A haploscope is an optical device for presenting one image to one eye and another image to the other eye. The word derives from two Greek roots: haploieides, single and skopeo, to view. The word is often used interchangeably with stereoscope, but it is more general than that. A stereoscope is a type of haploscope, but not vice versa. The word has more currency in the medical field than elsewhere, where it refers to instruments designed to test binocular vision. These instruments include Worth's amblyoscope and the synoptophore.
Commonly haploscopes employ front-surfaced mirrors placed at different angles close to the eyes to reflect the images into the eyes.

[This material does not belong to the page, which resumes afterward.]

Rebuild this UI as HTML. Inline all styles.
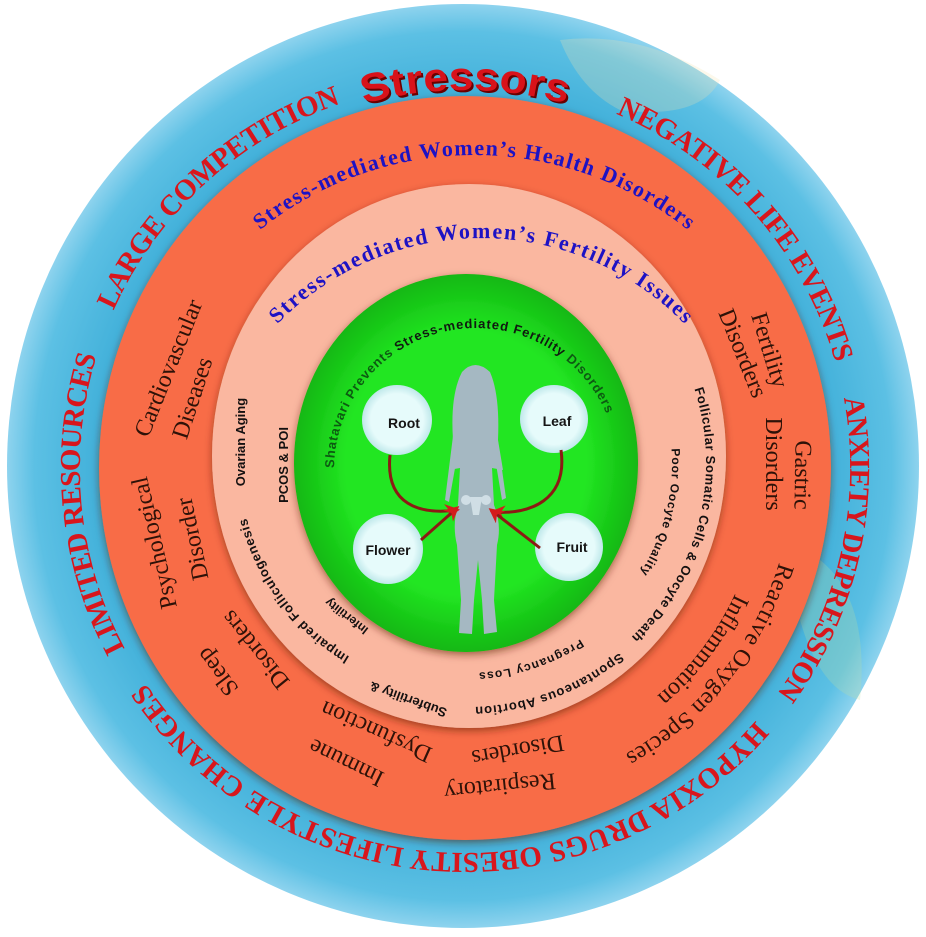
<!DOCTYPE html>
<html><head><meta charset="utf-8"><style>
html,body{margin:0;padding:0;background:#fff;}
svg{display:block;}
.ser{font-family:"Liberation Serif",serif;}
.san{font-family:"Liberation Sans",sans-serif;}
</style></head><body>
<svg width="926" height="937" viewBox="0 0 926 937" xmlns="http://www.w3.org/2000/svg">
<defs>
<radialGradient id="sea" cx="50%" cy="50%" r="50%">
<stop offset="0.78" stop-color="#3eaed8"/><stop offset="0.94" stop-color="#5cc0e4"/><stop offset="1" stop-color="#8ed3ee"/>
</radialGradient>
<radialGradient id="grn" cx="50%" cy="50%" r="50%">
<stop offset="0.7" stop-color="#22e622"/><stop offset="1" stop-color="#12b812"/>
</radialGradient>
<radialGradient id="bub" cx="50%" cy="50%" r="50%">
<stop offset="0.75" stop-color="#e6fbfb"/><stop offset="1" stop-color="#bfe8ea"/>
</radialGradient>
<filter id="sh" x="-10%" y="-10%" width="120%" height="120%"><feDropShadow dx="0" dy="3" stdDeviation="4" flood-color="#5a1a00" flood-opacity="0.55"/></filter>
<marker id="ah" viewBox="0 0 10 10" refX="8" refY="5" markerWidth="5" markerHeight="5" orient="auto">
<path d="M0,0 L10,5 L0,10 L3,5 Z" fill="#d41c1c"/></marker>
<path id="outer" d="M465 83 A385 385 0 1 1 465 853 A385 385 0 1 1 465 83"/>
<path id="stres" d="M276 140.6 A378 378 0 0 1 654 140.6"/>
<path id="hdr1" d="M211.3 277.5 A343 343 0 0 1 736.7 277.5"/>
<path id="hdr2" d="M235.1 380 A284 284 0 0 1 726.9 380"/>
<path id="gtx" d="M334 470 A142 142 0 0 1 618 470"/>
<path id="ros" d="M781.8 552.9 A328 328 0 0 1 613.9 760.2"/>
<path id="infl" d="M739.3 584.4 A298 298 0 0 1 648.5 702.8"/>
<path id="impf" d="M349.6 656.7 A226 226 0 0 1 246.7 517.7"/>
<path id="spab" d="M619.5 652.6 A244 244 0 0 1 474.5 706.9"/>
<path id="preg" d="M580.4 639.1 A210 210 0 0 1 477 672.7"/>
<path id="foll" d="M694.3 388.8 A240 240 0 0 1 629.7 638.5"/>
<path id="poor" d="M671.5 448.6 A206 206 0 0 1 638.8 575.2"/>
</defs>

<!-- outer map ring -->
<ellipse cx="463" cy="466" rx="456" ry="462" fill="url(#sea)"/>
<g opacity="0.25">
<path d="M560 40 Q640 30 720 80 Q700 120 620 110 Q580 90 560 40Z" fill="#f3e3b0"/>
<path d="M820 560 Q870 600 860 700 Q820 690 800 620Z" fill="#bfe0a0"/>
</g>

<!-- orange ring -->
<ellipse cx="465" cy="468" rx="366" ry="372" fill="#f86c46" filter="url(#sh)"/>
<!-- salmon ring -->
<ellipse cx="469" cy="456" rx="257" ry="272" fill="#fab7a0" filter="url(#sh)"/>
<!-- green -->
<ellipse cx="466" cy="463" rx="172" ry="189" fill="url(#grn)" filter="url(#sh)"/>

<!-- outer labels -->
<g class="ser" font-weight="bold" font-size="29" fill="#d8161c">
<text><textPath href="#outer" startOffset="1976" textLength="316" lengthAdjust="spacing">LARGE COMPETITION</textPath></text>
<text><textPath href="#outer" startOffset="155" textLength="343" lengthAdjust="spacing">NEGATIVE LIFE EVENTS</textPath></text>
<text><textPath href="#outer" startOffset="534" textLength="312" lengthAdjust="spacing">ANXIETY DEPRESSION</textPath></text>
<text><textPath href="#outer" startOffset="880" textLength="706" lengthAdjust="spacing">HYPOXIA  DRUGS  OBESITY  LIFESTYLE CHANGES</textPath></text>
<text><textPath href="#outer" startOffset="1626" textLength="302" lengthAdjust="spacing">LIMITED RESOURCES</textPath></text>
</g>
<text class="san" font-weight="bold" font-size="40" fill="#6a0000" transform="translate(2,2)"><textPath href="#stres" startOffset="50%" text-anchor="middle" textLength="205" lengthAdjust="spacingAndGlyphs">Stressors</textPath></text>
<text class="san" font-weight="bold" font-size="40" fill="#d8121a"><textPath href="#stres" startOffset="50%" text-anchor="middle" textLength="205" lengthAdjust="spacingAndGlyphs">Stressors</textPath></text>

<!-- headers -->
<text class="ser" font-weight="bold" font-size="22" fill="#1d12c4"><textPath href="#hdr1" startOffset="50%" text-anchor="middle" textLength="462" lengthAdjust="spacing">Stress-mediated Women’s Health Disorders</textPath></text>
<text class="ser" font-weight="bold" font-size="22" fill="#1d12c4"><textPath href="#hdr2" startOffset="50%" text-anchor="middle" textLength="454" lengthAdjust="spacing">Stress-mediated  Women’s  Fertility Issues</textPath></text>

<!-- orange ring labels -->
<g class="ser" font-size="24" fill="#2e1208" text-anchor="middle">
<text transform="translate(168,368) rotate(-68)" dy="8">Cardiovascular</text>
<text transform="translate(192,398) rotate(-72)" dy="8">Diseases</text>
<text transform="translate(154,543) rotate(-103)" dy="8">Psychological</text>
<text transform="translate(192,539) rotate(-102)" dy="8">Disorder</text>
<text transform="translate(217,672) rotate(-127)" dy="8">Sleep</text>
<text transform="translate(255,650) rotate(-129)" dy="8">Disorders</text>
<text transform="translate(346,763) rotate(-154)" dy="8">Immune</text>
<text transform="translate(376,732) rotate(-156)" dy="8">Dysfunction</text>
<text transform="translate(500,787) rotate(174)" dy="8">Respiratory</text>
<text transform="translate(518,751) rotate(170)" dy="8">Disorders</text>
<text transform="translate(803,475) rotate(91)" dy="8">Gastric</text>
<text transform="translate(774,464) rotate(90)" dy="8">Disorders</text>
<text transform="translate(770,350) rotate(73)" dy="8">Fertility</text>
<text transform="translate(743,353) rotate(68)" dy="8">Disorders</text>
</g>
<g class="ser" font-size="24" fill="#2e1208">
<text><textPath href="#ros" startOffset="10" textLength="252" lengthAdjust="spacing">Reactive Oxygen Species</textPath></text>
<text><textPath href="#infl" startOffset="10" textLength="130" lengthAdjust="spacing">Inflammation</textPath></text>
</g>

<!-- salmon ring labels -->
<g class="san" font-weight="bold" font-size="13" fill="#141010">
<text transform="translate(240,442) rotate(-90)" dy="5" text-anchor="middle">Ovarian Aging</text>
<text transform="translate(283,465) rotate(-90)" dy="5" text-anchor="middle">PCOS &amp; POI</text>
<text transform="translate(346,617) rotate(-142)" dy="5" text-anchor="middle" font-size="12">Infertility</text>
<text transform="translate(408,700) rotate(-160)" dy="5" text-anchor="middle">Subfertility &amp;</text>
<text><textPath href="#impf" textLength="177" lengthAdjust="spacing">Impaired Folliculogenesis</textPath></text>
<text><textPath href="#spab" textLength="157" lengthAdjust="spacing">Spontaneous Abortion</textPath></text>
<text font-size="12"><textPath href="#preg" textLength="108" lengthAdjust="spacing">Pregnancy  Loss</textPath></text>
<text><textPath href="#foll" textLength="270" lengthAdjust="spacing">Follicular Somatic Cells &amp; Oocyte Death</textPath></text>
<text font-size="12"><textPath href="#poor" textLength="130" lengthAdjust="spacing">Poor Oocyte Quality</textPath></text>
</g>

<!-- green arc text -->
<text class="san" font-weight="bold" font-size="13"><textPath href="#gtx" startOffset="2" textLength="386" lengthAdjust="spacing"><tspan fill="#0d5a12">Shatavari Prevents </tspan><tspan fill="#101a10">Stress-mediated Fertility </tspan><tspan fill="#0d5a12">Disorders</tspan></textPath></text>

<!-- silhouette -->
<g fill="#a5b8c2">
<path d="M462 372 Q475 358 490 372 Q500 395 498 440 L503 470 L492 468 L494 505 Q502 525 497 545 L494 600 L497 632 L484 634 L482 600 L478 560 L474 600 L472 634 L459 633 L461 600 L457 545 Q452 525 458 505 L460 468 L449 470 L453 440 Q450 395 462 372Z"/>
<path d="M455 420 L445 500 L449 502 L460 440Z"/>
<path d="M495 420 L506 498 L502 500 L492 440Z"/>
</g>
<g fill="#dbe8ee" opacity="0.8">
<circle cx="466" cy="500" r="5"/><circle cx="486" cy="500" r="5"/>
<path d="M470 497 L482 497 L479 515 L473 515Z"/>
</g>

<!-- bubbles -->
<g>
<circle cx="397" cy="420" r="35" fill="url(#bub)"/>
<circle cx="554" cy="419" r="34" fill="url(#bub)"/>
<circle cx="388" cy="549" r="35" fill="url(#bub)"/>
<circle cx="569" cy="547" r="34" fill="url(#bub)"/>
</g>
<g class="san" font-weight="bold" font-size="14" fill="#151515" text-anchor="middle">
<text x="404" y="428">Root</text>
<text x="557" y="426">Leaf</text>
<text x="388" y="555">Flower</text>
<text x="572" y="552">Fruit</text>
</g>

<!-- arrows -->
<g fill="none" stroke="#8c1a14" stroke-width="3" marker-end="url(#ah)">
<path d="M390 455 C385 505 420 515 457 510"/>
<path d="M561 450 C568 500 530 515 493 512"/>
<path d="M421 540 L457 508"/>
<path d="M540 548 L491 510"/>
</g>
</svg>
</body></html>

Reputedly the largest haploscope, with images of over a meter (in fact, 4 feet) square and a viewing distance for each eye of nearly five meters (16 feet), was constructed by Vaegan in about 1975 to research stereoacuity (see Vaegan, 1978). The large images allowed very small retinal disparities to be presented.
- Georgievski Z, Kowal L. Evaluating torsion with the Torsionometer, synoptophore, double Maddox rod test and Maddox wing: a reliability study. Australian Orthoptic Journal 1996, 32: 9-12. [Abstract]
- Vaegan (1978). Sensory and motor fusion in binocular vision. Dissertation Abstracts International, 39(2-B), 1034.